10 ACTUAL Amazing Quotes from Albert Einstein
When your name is basically synonymous with “genius”, chances are there are going to be a lot of quotes attributed to you that you didn’t actually say. Albert Einstein knew this, which is why he was once quoted as saying, “I never said half the crap people said I did on the internet.”
Before you get all up in arms, that was a joke. The point is, people often attach a quote to a name in hopes of giving it credibility. Unfortunately, that takes away from the impact of what someone like Einstein ACTUALLY said. So, in an attempt to clear his good name, here are 10 ACTUAL Einstein quotes that really show how brilliant of a man he really was.
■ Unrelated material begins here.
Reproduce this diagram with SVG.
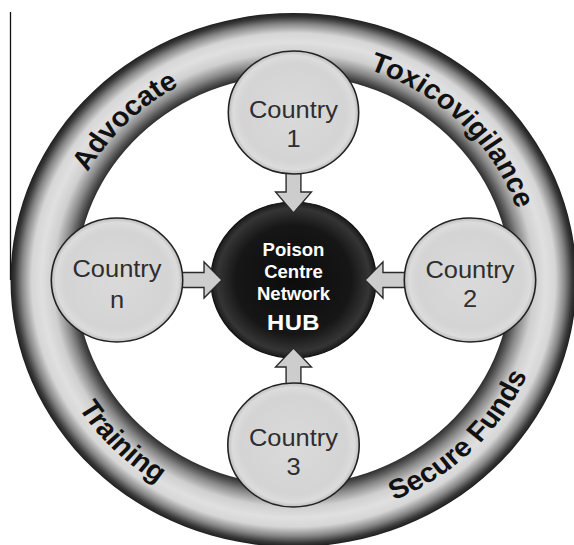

1. “Religion and science go together. As I’ve said before, science without religion is lame and religion without science is blind. They are interdependent and have a common goal—the search for truth.”
(from a 1948 interview)
2. “I live in that solitude which is painful in youth, but delicious in the years of maturity.”
(from “Self-Portrait,” 1936)
3. “If A is success in life, then A = x + y + z. Work is x, play is y and z is keeping your mouth shut.”
(said to Samuel Woolf, 1929)
4. “Truth is what stands the test of experience.”
(from “The Laws of Science and the Laws of Ethics,” 1950)
5. “The value of a college education is not the learning of many facts but the training of the mind to think.”
(quoted in the New York Times, 1921)
(Cont'd Below)
6. “I believe in one thing—that only a life lived for others is a life worth living.”
(from a 1948 interview)
7. “The world is in greater peril from those who tolerate or encourage evil than from those who actually commit it.”
(from a tribute to Pablo Casals, 1953)
8. “Why does this magnificent applied science which saves work and makes life easier bring us so little happiness? The simple answer runs: Because we have not yet learned to make sensible use of it.”
(from a speech to students at the California Institute of Technology, 1931)
9. “Study and, in general, the pursuit of truth and beauty is a sphere of activity in which we are permitted to remain children all our lives.”
(from a letter to Adrianna Enriques, 1921)
10. “Bureaucracy is the death of all sound work.”